Code that draws figures:
● ● ● ● ●

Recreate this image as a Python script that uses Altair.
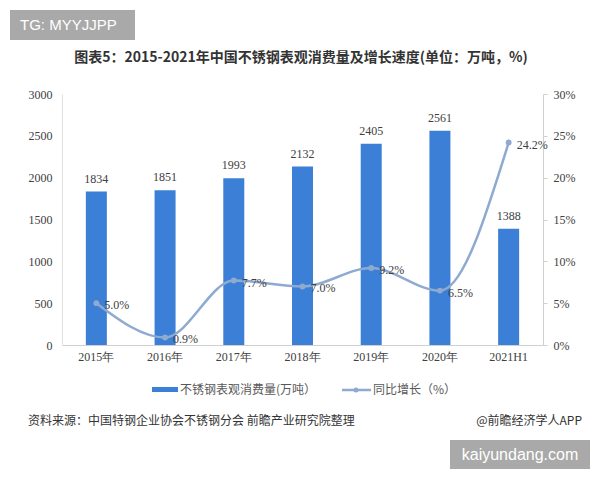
import altair as alt
import pandas as pd

years = ["2015年", "2016年", "2017年", "2018年", "2019年", "2020年", "2021H1"]
consumption = [1834, 1851, 1993, 2132, 2405, 2561, 1388]
growth = [5.0, 0.9, 7.7, 7.0, 9.2, 6.5, 24.2]
growth_labels = ["5.0%", "0.9%", "7.7%", "7.0%", "9.2%", "6.5%", "24.2%"]

df = pd.DataFrame({"year": years, "cons": consumption, "growth": growth, "glabel": growth_labels})

W, H = 481, 251
L, T = 62, 94
BAR_C = "#3b7fd6"
LINE_C = "#8eaad1"
SERIF = "Liberation Serif"
CJK = "Noto Sans CJK SC"

xenc = alt.X("year:N", sort=years, scale=alt.Scale(paddingInner=0, paddingOuter=0),
             axis=alt.Axis(title=None, labelAngle=0, ticks=False, domainColor="#d0d0d0",
                           labelFont=SERIF, labelFontSize=12, labelColor="#404040", labelPadding=6))

yleft = alt.Y("cons:Q", scale=alt.Scale(domain=[0, 3000]),
              axis=alt.Axis(title=None, values=[0, 500, 1000, 1500, 2000, 2500, 3000], grid=False,
                            format="d", ticks=False, domainColor="#e0e0e0", labelFont=SERIF,
                            labelFontSize=12, labelColor="#404040", labelPadding=10))

bars = alt.Chart(df).mark_bar(color=BAR_C, size=21).encode(x=xenc, y=yleft)
bar_text = alt.Chart(df).mark_text(font=SERIF, fontSize=12, color="#404040", dy=-13).encode(
    x=xenc, y=yleft, text="cons:Q")
left = alt.layer(bars, bar_text)

yright = alt.Y("growth:Q", scale=alt.Scale(domain=[0, 30]),
               axis=alt.Axis(title=None, orient="right", values=[0, 5, 10, 15, 20, 25, 30], grid=False,
                             ticks=True, tickSize=4, tickColor="#d0d0d0", domainColor="#d0d0d0",
                             labelExpr="datum.value + '%'", labelFont=SERIF, labelFontSize=12,
                             labelColor="#404040", labelPadding=6))

line = alt.Chart(df).mark_line(color=LINE_C, strokeWidth=2.5, interpolate="monotone").encode(
    x=xenc, y=yright)
pts = alt.Chart(df).mark_point(color=LINE_C, filled=True, size=35, opacity=1).encode(
    x=xenc, y=yright)
ltext = alt.Chart(df).mark_text(font=SERIF, fontSize=12, color="#404040", align="left", dx=8, dy=2).encode(
    x=xenc, y=yright, text="glabel:N")
right = alt.layer(line, pts, ltext)

one = pd.DataFrame({"a": [0]})

def txt(s, x, y, size=12, color="#404040", font=CJK, align="left", weight="normal"):
    return alt.Chart(one).mark_text(text=s, font=font, fontSize=size, color=color, align=align,
                                    baseline="middle", fontWeight=weight).encode(
        x=alt.value(x - L), y=alt.value(y - T))

def box(x1, x2, y1, y2, color):
    return alt.Chart(one).mark_rect(color=color).encode(
        x=alt.value(x1 - L), x2=alt.value(x2 - L), y=alt.value(y1 - T), y2=alt.value(y2 - T))

title = txt("图表5：2015-2021年中国不锈钢表观消费量及增长速度(单位：万吨，%)", 301, 58, size=14,
            color="#333333", align="center", weight="bold")

leg_rect = box(152, 178, 387, 392, BAR_C)
leg_t1 = txt("不锈钢表观消费量(万吨）", 180, 390, size=12, color="#595959")
leg_line = alt.Chart(one).mark_rule(color=LINE_C, strokeWidth=2.5).encode(
    x=alt.value(342 - L), x2=alt.value(371 - L), y=alt.value(390 - T))
leg_dot = alt.Chart(one).mark_point(color=LINE_C, filled=True, size=25, opacity=1).encode(
    x=alt.value(356 - L), y=alt.value(390 - T))
leg_t2 = txt("同比增长（%）", 373, 390, size=12, color="#595959")

src = txt("资料来源：中国特钢企业协会不锈钢分会 前瞻产业研究院整理", 28, 421, size=12, color="#333333")
src2 = txt("@前瞻经济学人APP", 582, 421, size=12, color="#333333", align="right")

tg_box = box(10, 135, 10, 40, "#a9a9a9")
tg_t = txt("TG: MYYJJPP", 20, 25, size=15, color="white", font="Liberation Sans")
ky_box = box(450, 590, 440, 469, "#a9a9a9")
ky_t = txt("kaiyundang.com", 520, 455, size=16, color="white", font="Liberation Sans", align="center")

main = alt.layer(left, right).resolve_scale(y="independent")
deco = alt.layer(title, leg_rect, leg_t1, leg_line, leg_dot, leg_t2, src, src2, tg_box, tg_t, ky_box, ky_t)

chart = alt.layer(main, deco).properties(
    width=W, height=H,
    autosize=alt.AutoSizeParams(type="none"),
    padding={"left": L, "top": T, "right": 600 - L - W, "bottom": 480 - T - H},
).configure(font=SERIF, background="white").configure_view(strokeWidth=0).configure_axis(
    labelFont=SERIF, labelFontSize=12, labelColor="#404040")

chart.save("out.html", embed_options={"renderer": "svg", "actions": False})
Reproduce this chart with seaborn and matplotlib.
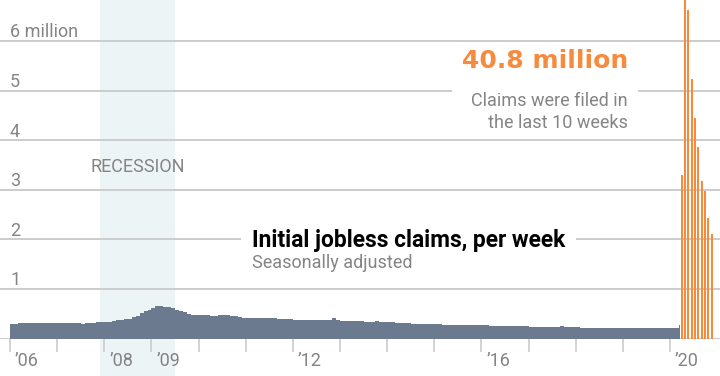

● ● ● ● ●

◆ Given request
Leave the pictures out and print the records above exactly as they stand.

◆ The reply
Recreate this image as a Python script that uses Altair.
import altair as alt
import pandas as pd

years = ["2015年", "2016年", "2017年", "2018年", "2019年", "2020年", "2021H1"]
consumption = [1834, 1851, 1993, 2132, 2405, 2561, 1388]
growth = [5.0, 0.9, 7.7, 7.0, 9.2, 6.5, 24.2]
growth_labels = ["5.0%", "0.9%", "7.7%", "7.0%", "9.2%", "6.5%", "24.2%"]

df = pd.DataFrame({"year": years, "cons": consumption, "growth": growth, "glabel": growth_labels})

W, H = 481, 251
L, T = 62, 94
BAR_C = "#3b7fd6"
LINE_C = "#8eaad1"
SERIF = "Liberation Serif"
CJK = "Noto Sans CJK SC"

xenc = alt.X("year:N", sort=years, scale=alt.Scale(paddingInner=0, paddingOuter=0),
             axis=alt.Axis(title=None, labelAngle=0, ticks=False, domainColor="#d0d0d0",
                           labelFont=SERIF, labelFontSize=12, labelColor="#404040", labelPadding=6))

yleft = alt.Y("cons:Q", scale=alt.Scale(domain=[0, 3000]),
              axis=alt.Axis(title=None, values=[0, 500, 1000, 1500, 2000, 2500, 3000], grid=False,
                            format="d", ticks=False, domainColor="#e0e0e0", labelFont=SERIF,
                            labelFontSize=12, labelColor="#404040", labelPadding=10))

bars = alt.Chart(df).mark_bar(color=BAR_C, size=21).encode(x=xenc, y=yleft)
bar_text = alt.Chart(df).mark_text(font=SERIF, fontSize=12, color="#404040", dy=-13).encode(
    x=xenc, y=yleft, text="cons:Q")
left = alt.layer(bars, bar_text)

yright = alt.Y("growth:Q", scale=alt.Scale(domain=[0, 30]),
               axis=alt.Axis(title=None, orient="right", values=[0, 5, 10, 15, 20, 25, 30], grid=False,
                             ticks=True, tickSize=4, tickColor="#d0d0d0", domainColor="#d0d0d0",
                             labelExpr="datum.value + '%'", labelFont=SERIF, labelFontSize=12,
                             labelColor="#404040", labelPadding=6))

line = alt.Chart(df).mark_line(color=LINE_C, strokeWidth=2.5, interpolate="monotone").encode(
    x=xenc, y=yright)
pts = alt.Chart(df).mark_point(color=LINE_C, filled=True, size=35, opacity=1).encode(
    x=xenc, y=yright)
ltext = alt.Chart(df).mark_text(font=SERIF, fontSize=12, color="#404040", align="left", dx=8, dy=2).encode(
    x=xenc, y=yright, text="glabel:N")
right = alt.layer(line, pts, ltext)

one = pd.DataFrame({"a": [0]})

def txt(s, x, y, size=12, color="#404040", font=CJK, align="left", weight="normal"):
    return alt.Chart(one).mark_text(text=s, font=font, fontSize=size, color=color, align=align,
                                    baseline="middle", fontWeight=weight).encode(
        x=alt.value(x - L), y=alt.value(y - T))

def box(x1, x2, y1, y2, color):
    return alt.Chart(one).mark_rect(color=color).encode(
        x=alt.value(x1 - L), x2=alt.value(x2 - L), y=alt.value(y1 - T), y2=alt.value(y2 - T))

title = txt("图表5：2015-2021年中国不锈钢表观消费量及增长速度(单位：万吨，%)", 301, 58, size=14,
            color="#333333", align="center", weight="bold")

leg_rect = box(152, 178, 387, 392, BAR_C)
leg_t1 = txt("不锈钢表观消费量(万吨）", 180, 390, size=12, color="#595959")
leg_line = alt.Chart(one).mark_rule(color=LINE_C, strokeWidth=2.5).encode(
    x=alt.value(342 - L), x2=alt.value(371 - L), y=alt.value(390 - T))
leg_dot = alt.Chart(one).mark_point(color=LINE_C, filled=True, size=25, opacity=1).encode(
    x=alt.value(356 - L), y=alt.value(390 - T))
leg_t2 = txt("同比增长（%）", 373, 390, size=12, color="#595959")

src = txt("资料来源：中国特钢企业协会不锈钢分会 前瞻产业研究院整理", 28, 421, size=12, color="#333333")
src2 = txt("@前瞻经济学人APP", 582, 421, size=12, color="#333333", align="right")

tg_box = box(10, 135, 10, 40, "#a9a9a9")
tg_t = txt("TG: MYYJJPP", 20, 25, size=15, color="white", font="Liberation Sans")
ky_box = box(450, 590, 440, 469, "#a9a9a9")
ky_t = txt("kaiyundang.com", 520, 455, size=16, color="white", font="Liberation Sans", align="center")

main = alt.layer(left, right).resolve_scale(y="independent")
deco = alt.layer(title, leg_rect, leg_t1, leg_line, leg_dot, leg_t2, src, src2, tg_box, tg_t, ky_box, ky_t)

chart = alt.layer(main, deco).properties(
    width=W, height=H,
    autosize=alt.AutoSizeParams(type="none"),
    padding={"left": L, "top": T, "right": 600 - L - W, "bottom": 480 - T - H},
).configure(font=SERIF, background="white").configure_view(strokeWidth=0).configure_axis(
    labelFont=SERIF, labelFontSize=12, labelColor="#404040")

chart.save("out.html", embed_options={"renderer": "svg", "actions": False})
Reproduce this chart with seaborn and matplotlib.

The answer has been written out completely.